The archetypal experiment reveals that most human beings would prefer to receive € 100 now over € 110 in a week, yet would choose € 110 to be received in a year and a week over € 100 in one year. This implies that humans engage in hyperbolic discounting, with a disproportionate preference for instant rewards. In fact, the discount rate required to delay immediate rewards has been measured at 40 per cent, while the discount rate for long-term rewards is roughly 4 per cent.

Samuel McClure, a neuroeconomist at Princeton University, investigated this anomaly through the use of functional magnetic resonance imaging on volunteers. Anticipation of an imminent reward triggered activity in the “emotional” limbic system and the subsequent release of dopamine – the “pleasure” chemical – often overwhelmed higher reasoning, as attention is directed towards the attainment of the desired goal.

The contemplation of long-term rewards activated the “rational” pre-frontal cortex, which enabled subjects to defer gratification. Importantly, McClure observed that subjects’ choices were directly related to the relative amount of activity in either part of the brain.

Hyperbolic discounting alone is not sufficient to explain investors’ indifference towards value investing, but the inability to delay gratification combined with an instinct to recognise patterns – even when none exist – adds fuel to the debate. Scott Huettel, a Duke University neuroeconomist, discovered the subconscious brain begins to expect repetition after a stimulus is observed just twice. Thus, investors expect future performance to mirror past returns and buy into the “hottest” stocks with little fundamental justification.

The tendency to anticipate the future based on a handful of recent observations conserves scarce neural resources, but can it also give rise to self-defeating behaviour, as the brain recognises patterns in random events. A simple experiment has been conducted on humans, pigeons and rats, where two lightsare flashed on to a screen. The green light is flashed 80 per cent of the time and the red light the remainder, though the sequence is random. Subjects are rewarded if they correctly guess the colour of a flash.

The rational strategy is to guess green every time, which is exactly what rats and pigeons do as the experiment proceeds. Humans, however, typically select green four times out of five, as the brain begins to anticipate a pattern in the random sequence.

Confidence in their predictive ability sees humans lag the performance of the rats and pigeons, with correct guesses occurring less than 70 per cent of the time. Is it any wonder that investors purchase momentum stocks at inflated prices?
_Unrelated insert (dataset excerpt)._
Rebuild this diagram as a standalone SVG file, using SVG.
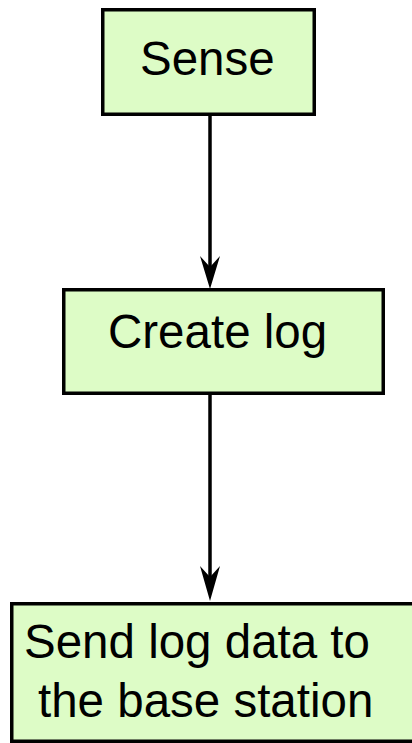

A further factor that precipitates return-chasing behaviour is the innate desire to be part of the crowd. A contrarian value strategy is not an attractive biological proposition for most investors.

The world’s most successful investors have typically earned their reputation through a value strategy, though most novice and professional investors engage in dangerous return-chasing behaviour. Buffett once said: “Success in investing doesn’t correlate with IQ once you’re above the level of 25. Once you have ordinary intelligence, what you need is the temperament to control the urges that get other people into trouble in investing.” Readers should take note.